The crew left on a Sunday and spent nearly 13 days in the area. They worked more than 16 hours a day.

“They [were] in areas where the fire had already come through,” said Kolnowski. “They were in several areas [where] residents were just getting let back in. They saw these people that were just coming home to their devastated house. It really was an emotional situation for our guys.”

While the crews weren’t working in active fire areas, the smoke was still so strong they had to wear proper breathing gear. They also had to deal with near 100-degree weather. Despite the conditions, the crews were prepared to go back out when the Camp Fire sparked in Butte County in November.

“When the Camp Fire took place, we talked about it but we weren’t able to support the Camp Fire at that time,” said Kolnowski. “I would say a majority of them were willing and ready to go again. It was [the Carr Fire] a very positive experience for them.”

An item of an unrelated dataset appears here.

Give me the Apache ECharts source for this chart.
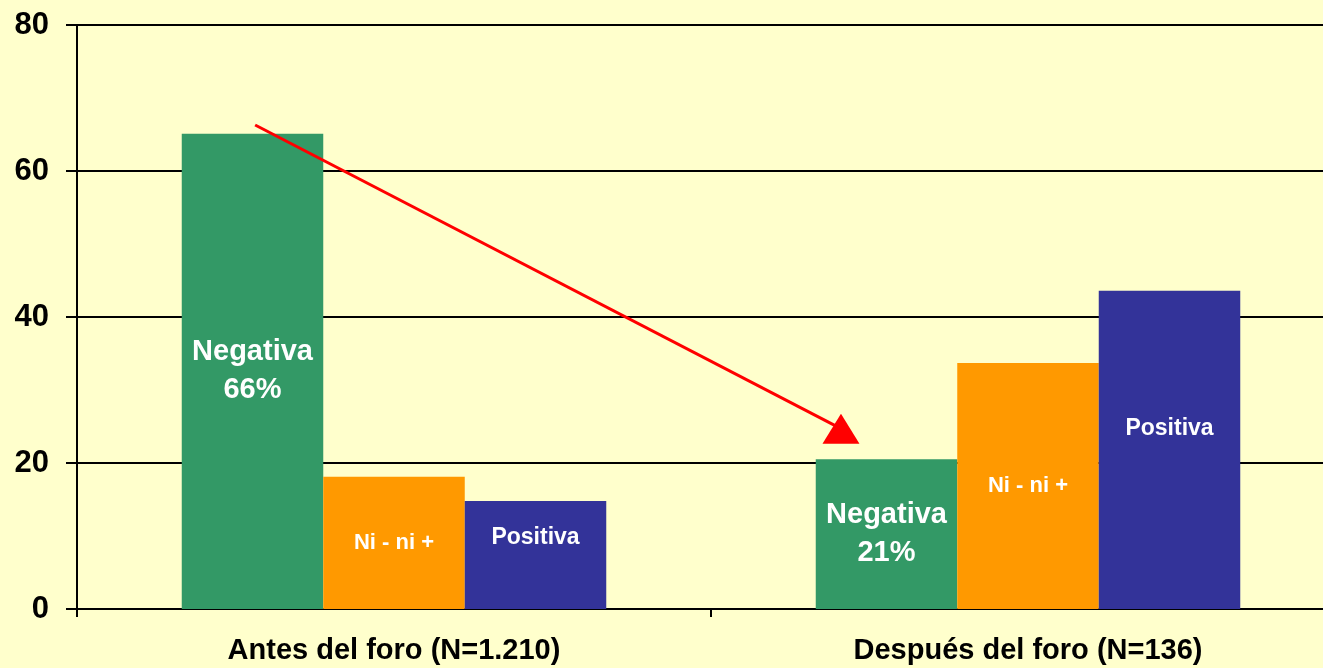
<!DOCTYPE html>
<html>
<head>
<meta charset="utf-8">
<script src="https://cdn.jsdelivr.net/npm/echarts@6/dist/echarts.min.js"></script>
<style>
html,body{margin:0;padding:0;background:#FFFFCC;overflow:hidden;width:1323px;height:668px;}
#chart{width:1345px;height:668px;}
</style>
</head>
<body>
<div id="chart"></div>
<script>
// ---- data ----
var categories = ['Antes del foro (N=1.210)', 'Después del foro (N=136)'];
var negativa = [65.1, 20.5];
var ninini = [18.1, 33.7];
var positiva = [14.8, 43.6];
var negativaPct = ['66%', '21%'];
var yTicks = [0, 20, 40, 60, 80];
// arrow annotation (x in category units 0..2, y in value units)
var arrowX = [0.281, 1.205];
var arrowY = [66.3, 24.7];

var FONT = 'Liberation Sans, Arial, sans-serif';
var chart = echarts.init(document.getElementById('chart'), null, {renderer: 'canvas'});

var option = {
  backgroundColor: '#FFFFCC',
  animation: false,
  grid: {left: 77, right: 0, top: 25, bottom: 59, containLabel: false},
  xAxis: [{
    type: 'category',
    data: categories,
    boundaryGap: true,
    axisLine: {lineStyle: {color: '#000', width: 2}},
    axisTick: {show: true, length: 8, lineStyle: {color: '#000', width: 2}},
    axisLabel: {color: '#000', fontFamily: FONT, fontWeight: 'bold', fontSize: 29, margin: 27}
  }, {
    type: 'value', min: 0, max: 2, show: false
  }],
  yAxis: {
    type: 'value',
    min: yTicks[0], max: yTicks[yTicks.length - 1], interval: 20,
    axisLine: {show: true, lineStyle: {color: '#000', width: 2}},
    axisTick: {show: true, length: 11, lineStyle: {color: '#000', width: 2}},
    splitLine: {show: true, lineStyle: {color: '#000', width: 2}},
    axisLabel: {color: '#000', fontFamily: FONT, fontWeight: 'bold', fontSize: 31, margin: 28}
  },
  series: [{
    name: 'Negativa', type: 'bar', barWidth: 141.5, barGap: '0%',
    itemStyle: {color: '#339966'},
    data: negativa.map(function (v, i) {
      return {value: v, label: {formatter: 'Negativa\n' + negativaPct[i]}};
    }),
    label: {show: true, position: 'inside', color: '#fff', fontFamily: FONT, fontWeight: 'bold', fontSize: 29, lineHeight: 38}
  }, {
    name: 'Ni - ni +', type: 'bar', barWidth: 141.5, barGap: '0%',
    itemStyle: {color: '#FF9900'},
    data: ninini,
    label: {show: true, position: 'inside', formatter: 'Ni - ni +', color: '#fff', fontFamily: FONT, fontWeight: 'bold', fontSize: 22}
  }, {
    name: 'Positiva', type: 'bar', barWidth: 141.5, barGap: '0%',
    itemStyle: {color: '#333399'},
    data: positiva.map(function (v, i) {
      return {value: v, label: {offset: [0, i === 0 ? -17 : -21]}};
    }),
    label: {show: true, position: 'inside', formatter: 'Positiva', color: '#fff', fontFamily: FONT, fontWeight: 'bold', fontSize: 23}
  }, {
    name: 'arrow', type: 'line', xAxisIndex: 1, z: 10,
    lineStyle: {color: '#FF0000', width: 3},
    itemStyle: {color: '#FF0000'},
    showSymbol: true,
    silent: true,
    data: [
      {value: [arrowX[0], arrowY[0]], symbol: 'none'},
      {value: [arrowX[1], arrowY[1]], symbol: 'triangle', symbolSize: [37, 30]}
    ]
  }]
};
chart.setOption(option);
</script>
</body>
</html>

Kolnowski said not only did crews get to help the victims of the Carr Fire, they learned some valuable skills along the way. A majority of the crewmembers that Silicon Valley Power sent to Shasta County were apprentices. The work gave them a chance to work on systems the City of Santa Clara doesn’t normally use.

Crewmembers were tasked with installing 85- and 90-foot utility poles in the area, ones much taller than the ones used in Santa Clara. They also worked with 115kV transmission lines, something almost twice as strong as the 60kV lines they normally work on in Santa Clara.